The Trump Administration today released its “Unified Framework for Fixing our Broken Tax Code” to flush out its tax reform priorities for individuals and businesses. The nine-page document is similar to the single-page bulleted outline the Administration rolled out in April and which we commented on then. Frankly, not much has changed in five months as the details of what will ultimately be a bill debated and voted on by Congress remain elusive.

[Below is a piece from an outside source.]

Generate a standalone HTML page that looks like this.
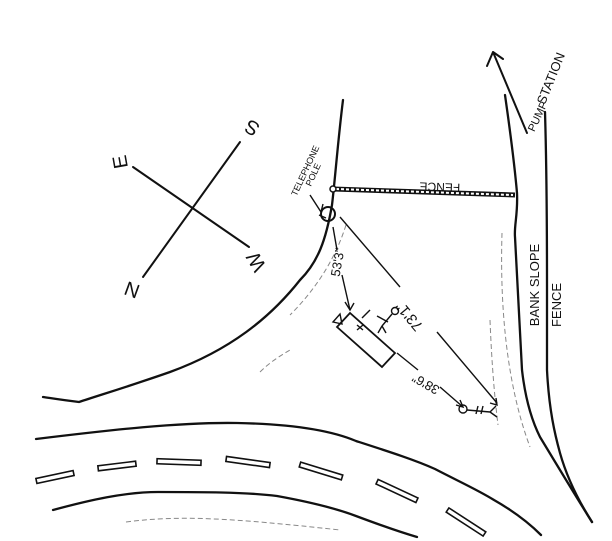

For high income taxpayers, the Administration is recommending a reduction in the highest marginal tax rate to 35% from 39.6%, however, the framework leaves open the possibility that Congress may add “an additional top rate…to ensure that the reformed tax code is at least as progressive as the existing tax code and does not shift the tax burden from high-income to lower- and middle-income taxpayers.” Repeal of the Alternative Minimum Tax and the elimination of the estate tax remain constants since the Presidential campaign. In the vein of simplifying the tax code, the Administration is recommending the elimination of many itemized deductions (expenditures including state and local taxes, real estate taxes, medical costs, and investment fees, among others) while maintaining benefits for home mortgage interest and charitable contributions. The debate over the fate of the state and local tax deduction will be interesting theatre for political junkies as members on both sides of the Congressional aisle who represent high tax states may band together to protect their constituents on this single issue.

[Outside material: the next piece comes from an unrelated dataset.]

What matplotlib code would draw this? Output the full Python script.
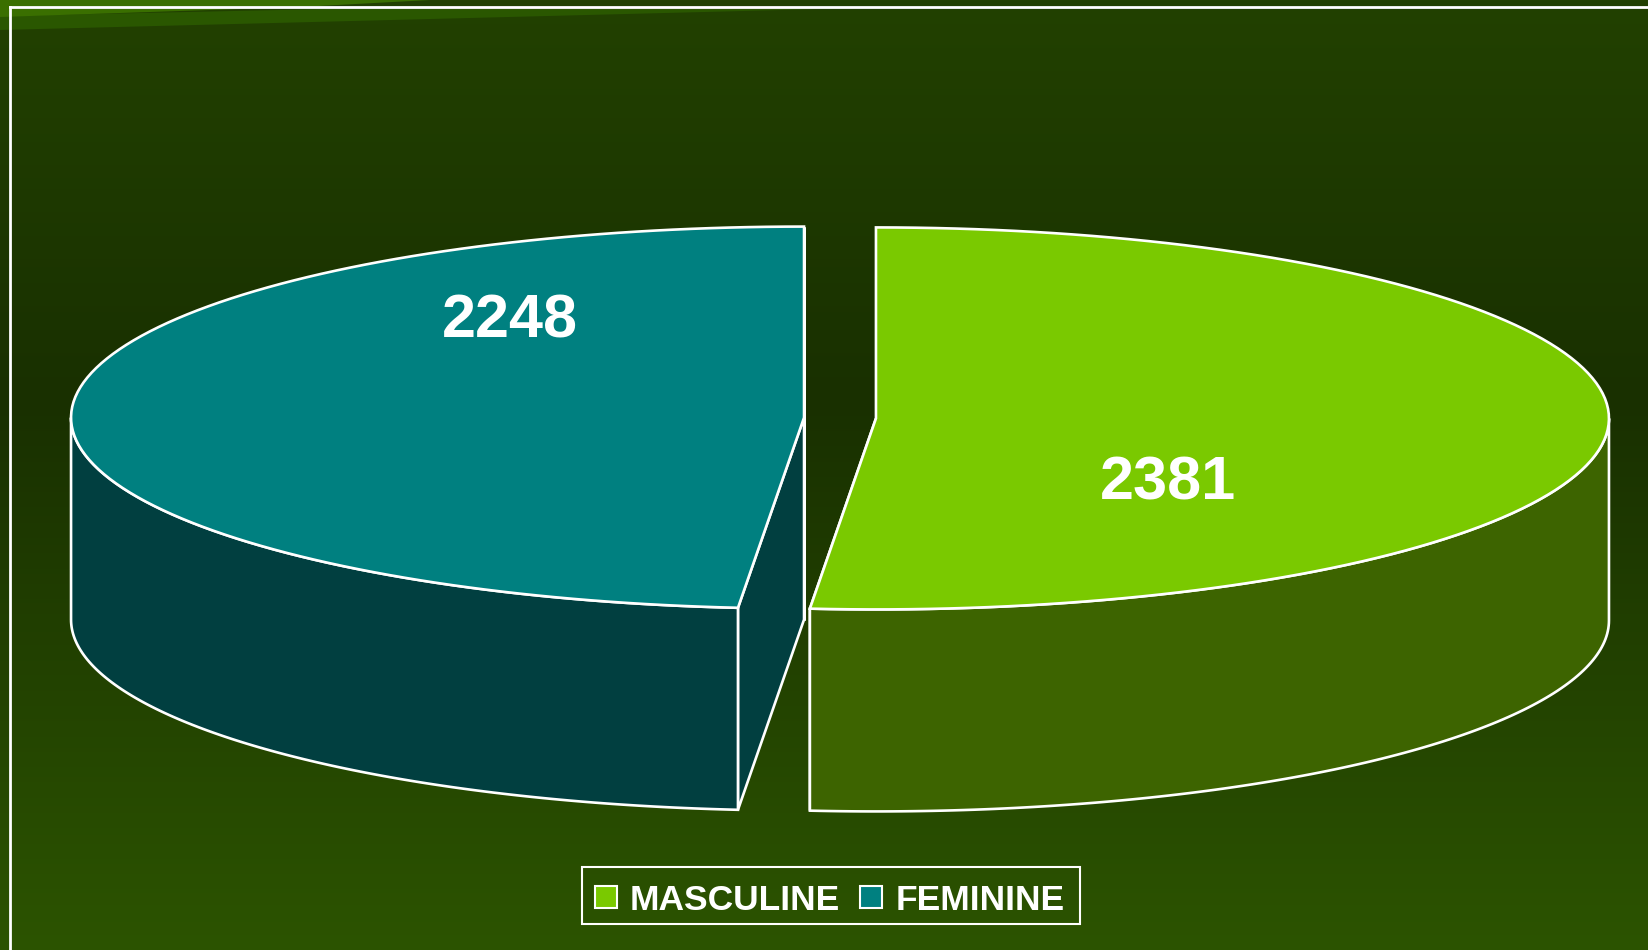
import numpy as np
import matplotlib.pyplot as plt
from matplotlib.patches import Polygon, Rectangle

# Data
labels = ['MASCULINE', 'FEMININE']
values = [2381, 2248]
top_colors = ['#7ac900', '#008080']
side_colors = ['#3d6400', '#013f40']

plt.rcParams['font.family'] = ['Liberation Sans', 'DejaVu Sans']

W, H = 1648, 950
fig = plt.figure(figsize=(W / 100, H / 100), dpi=100)
ax = fig.add_axes([0, 0, 1, 1])
ax.set_xlim(0, W)
ax.set_ylim(H, 0)
ax.axis('off')

# background gradient
ys = np.arange(H)
sy = [0, 400, 950]
rgb = np.stack([np.interp(ys, sy, [34, 25, 44]),
                np.interp(ys, sy, [65, 48, 84]),
                np.interp(ys, sy, [0, 0, 0])], axis=1) / 255.0
ax.imshow(np.repeat(rgb[:, None, :], 2, axis=1), extent=[0, W, H, 0],
          aspect='auto', zorder=0)

# light streak top-left
ax.add_patch(Polygon([(0, 16), (420, 7), (900, 7), (0, 30)], closed=True,
                     facecolor='#2a5700', edgecolor='none', zorder=0.5))
ax.add_patch(Polygon([(0, 0), (430, 0), (300, 7), (0, 17)], closed=True,
                     facecolor='#3a6f00', edgecolor='none', zorder=0.5))

# frame
ax.plot([10, 10], [7, H], color='white', lw=2, zorder=1)
ax.plot([10, W], [7, 7], color='white', lw=2, zorder=1)

# 3D pie
cx0, cy = 840, 418
a, b = 733, 191
depth = 202
explode = 36
lw = 1.9

total = sum(values)
t1 = 90.0
slices = []
for v in values:
    ext = 360.0 * v / total
    slices.append((t1 - ext, t1))
    t1 -= ext


def pt(c, t, dz=0):
    r = np.radians(t)
    return (c[0] + a * np.cos(r), c[1] - b * np.sin(r) + dz)


def arc(c, ta, tb, dz=0, n=120):
    ts = np.linspace(ta, tb, n)
    return [pt(c, t, dz) for t in ts]


for i, (ta, tb) in enumerate(slices):
    mid = np.radians((ta + tb) / 2)
    c = (cx0 + explode * np.cos(mid), cy - explode * (b / a) * np.sin(mid))

    # radial cut faces
    for t in (ta, tb):
        p = pt(c, t)
        quad = [c, p, (p[0], p[1] + depth), (c[0], c[1] + depth)]
        ax.add_patch(Polygon(quad, closed=True, facecolor=side_colors[i],
                             edgecolor='white', lw=lw, zorder=2))

    # outer side wall (front half only)
    for k in (-1, 0, 1):
        lo = max(ta, -180 + 360 * k)
        hi = min(tb, 360 * k)
        if hi > lo:
            wall = arc(c, lo, hi) + arc(c, hi, lo, dz=depth)
            ax.add_patch(Polygon(wall, closed=True, facecolor=side_colors[i],
                                 edgecolor='white', lw=lw, zorder=3))

    # top face
    top = [c] + arc(c, ta, tb)
    ax.add_patch(Polygon(top, closed=True, facecolor=top_colors[i],
                         edgecolor='white', lw=lw, zorder=4,
                         joinstyle='miter'))

# value labels
label_pos = [(1168, 500), (510, 337)]
for v, (x, y) in zip(values, label_pos):
    ax.text(x, y, str(v), color='white', fontsize=44, fontweight='bold',
            ha='center', va='baseline', zorder=5)

# legend
ax.add_patch(Rectangle((582, 867), 498, 57, facecolor='none',
                       edgecolor='white', lw=1.5, zorder=5))
marker_x = [595, 860]
text_x = [630, 896]
for i, lab in enumerate(labels):
    ax.add_patch(Rectangle((marker_x[i], 886), 22, 22,
                           facecolor=top_colors[i], edgecolor='white',
                           lw=1.5, zorder=5))
    ax.text(text_x[i], 910, lab, color='white', fontsize=25.5,
            fontweight='bold', ha='left', va='baseline', zorder=5)

fig.savefig('out.png', dpi=100)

On the business side, the Administration’s framework reduces the corporate rate from 35% to 20%, while the rate for income that passes through from S Corporations and partnership entities (including limited liability companies) from a maximum of 39.6% to 25%. In anticipation of accountants, attorneys, and, yes, wealth planners, strategizing on ways to take advantage of a new business structure, the framework “contemplates that the committees will adopt measures to prevent the recharacterization of personal income into business income to prevent wealthy individuals from avoiding the top personal tax rate.”

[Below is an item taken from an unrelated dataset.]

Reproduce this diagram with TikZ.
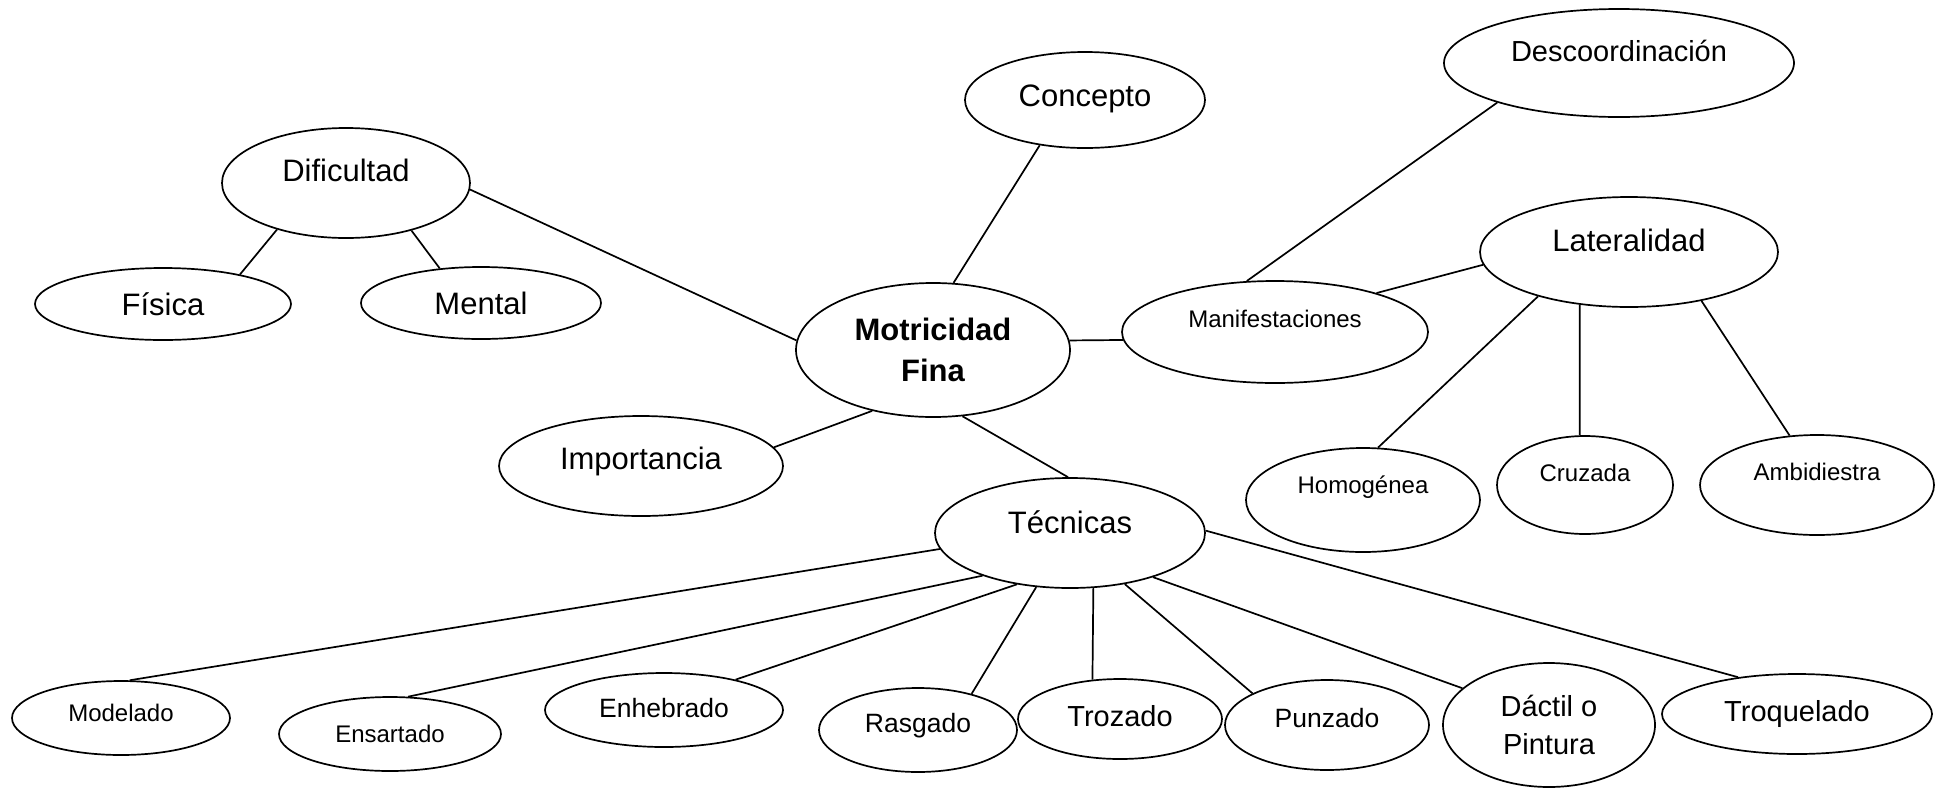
\documentclass[tikz,border=0pt]{standalone}
\usepackage{fontspec}
\setmainfont{Liberation Sans}
\usetikzlibrary{shapes.geometric}

\begin{document}
\begin{tikzpicture}[x=1pt,y=-1pt,line width=1.7pt,
    burbuja/.style 2 args={draw,ellipse,inner sep=0pt,minimum width=#1pt,minimum height=#2pt},
    grande/.style={font=\fontsize{31}{37}\selectfont,text height=22pt,text depth=0pt},
    media/.style={font=\fontsize{29}{35}\selectfont,text height=21pt,text depth=0pt},
    chica/.style={font=\fontsize{26.5}{32}\selectfont,text height=19pt,text depth=0pt},
    mini/.style={font=\fontsize{24}{29}\selectfont,text height=17pt,text depth=0pt},
    alza/.style={text depth=#1pt}]
    \useasboundingbox (0,0) rectangle (1936,788);

    \node[burbuja={274}{134},font=\bfseries\fontsize{31}{41}\selectfont,align=center] (mot) at (933,350) {Motricidad\\Fina};
    \node[burbuja={240}{96},grande,alza=10] (con) at (1085,100) {Concepto};
    \node[burbuja={350}{108},media,alza=24] (des) at (1619,63) {Descoordinación};
    \node[burbuja={248}{110},grande,alza=26] (dif) at (346,183) {Dificultad};
    \node[burbuja={256}{72},grande] (fis) at (163,304) {Física};
    \node[burbuja={240}{72},grande] (men) at (481,303) {Mental};
    \node[burbuja={284}{100},grande,alza=16] (imp) at (641,466) {Importancia};
    \node[burbuja={270}{110},grande,alza=22] (tec) at (1070,533) {Técnicas};
    \node[burbuja={306}{102},mini,alza=26] (man) at (1275,332) {Manifestaciones};
    \node[burbuja={298}{110},grande,alza=24] (lat) at (1629,252) {Lateralidad};
    \node[burbuja={234}{104},mini,alza=30] (hom) at (1363,500) {Homogénea};
    \node[burbuja={176}{98},mini,alza=24] (cru) at (1585,485) {Cruzada};
    \node[burbuja={234}{100},mini,alza=26] (amb) at (1817,485) {Ambidiestra};
    \node[burbuja={218}{74},mini,alza=10] (mod) at (121,718) {Modelado};
    \node[burbuja={222}{74},mini] (ens) at (390,734) {Ensartado};
    \node[burbuja={238}{74},chica,alza=4] (enh) at (664,710) {Enhebrado};
    \node[burbuja={198}{84},chica,alza=14] (ras) at (918,730) {Rasgado};
    \node[burbuja={204}{80},media,alza=6] (tro) at (1120,719) {Trozado};
    \node[burbuja={204}{90},chica,alza=14] (pun) at (1327,725) {Punzado};
    \node[burbuja={212}{124},font=\fontsize{29}{38}\selectfont,align=center] (dac) at (1549,725) {Dáctil o\\Pintura};
    \node[burbuja={270}{80},media,alza=6] (trq) at (1797,714) {Troquelado};

    \draw (con.225) -- (mot.73);
    \draw (dif.-3) -- (mot.176);
    \draw (dif.214) -- (fis.21);
    \draw (dif.-36) -- (men.140);
    \draw (imp.8) -- (mot.225);
    \draw (mot.-66) -- (tec.92);
    \draw (mot.4) -- (man.183);
    \draw (man.119) -- (des.198);
    \draw (man.21) -- (lat.185);
    \draw (lat.206) -- (hom.74);
    \draw (lat.227) -- (cru.96);
    \draw (lat.-34) -- (amb.119);

    \draw (tec.187) -- (mod.77);
    \draw (tec.206) -- (ens.64);
    \draw (tec.224) -- (enh.23);
    \draw (tec.238) -- (ras.34);
    \draw (tec.-67) -- (tro.125);
    \draw (tec.-43) -- (pun.157);
    \draw (tec.-28) -- (dac.157);
    \draw (tec.1) -- (trq.148);
\end{tikzpicture}
\end{document}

As an indication that there is not much new news in today’s framework release, the final paragraph from our blog post in April is still relevant today and so we repeat it here. Congress and the Trump Administration have a lot of work ahead to come up with a tax bill that can ultimately be passed and signed into law. The devil will be in the proverbial details with regard to sorting out the winners and losers of any changes. It’s a process that will take months and could very likely extend in to 2018. And left unanswered (today) was the financing of such a tax cut and whether an increase in economic growth and activity will be able to offset the revenue lost by a reduction of rates and repeal of other provisions. We’ll let the economists and budget analysts sharpen their pencils on that one. If anything, today’s announcement was the Administration reiterating its position that taxes on corporations and individuals are too high and they intend to do…something…about it.